The ideology of instrumental rationality, that we choose our goals and act
to further them, pushes us toward a too linear view of one-to-one
relationships (as with cause-effect models in the quantitative social
sciences), when the real complexity of lived experience is many-to-many,
many times over. And in that many-to-many world, what closed loops may
confound our linear causal intuitions? What heterarchical connections across
non-adjacent levels may produce surprises?
PS. I also think Eugene raises a separate and interesting question about
whether we can have a motive without a goal, which seems to mean in his
examples that we have chosen an activity, but taken no action to further it.
Are we still engaged in an activity (ala Leontiev), when we pause and for a
time take no action? Can we have begun an activity by the act of deciding to
someday take an action in furtherance of it, but not as yet having done so?

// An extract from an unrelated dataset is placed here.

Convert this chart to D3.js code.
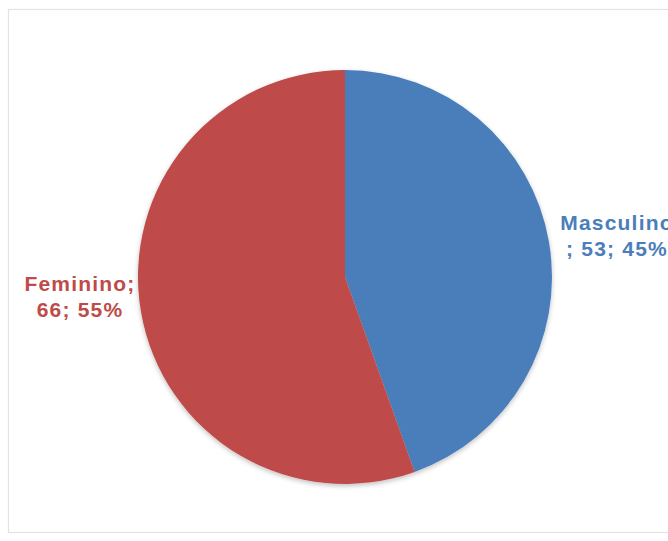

Perhaps this extreme case puts the cart before the horse. Leontiev, I think,
would argue that you don't have an activity without an integrating motive,
you just have assorted actions. But to have a motive without an activity,
without even the actions that move that activity ... that seems just a bit
... mentalistic? non-materialist? On the other hand, one day, a man could
look back at the history of his efforts to stop smoking and try to say when
it all began ... perhaps with that initial resolve to do it someday. And
perhaps not. Perhaps we cannot know whether a wish was a resolve until
later. Perhaps a motive is not something we just have a some moment, it is
only something that can be said to have existed across some extended period
of time, a period during which there was, at least off and on, a material
base of actions which it organized into an activity.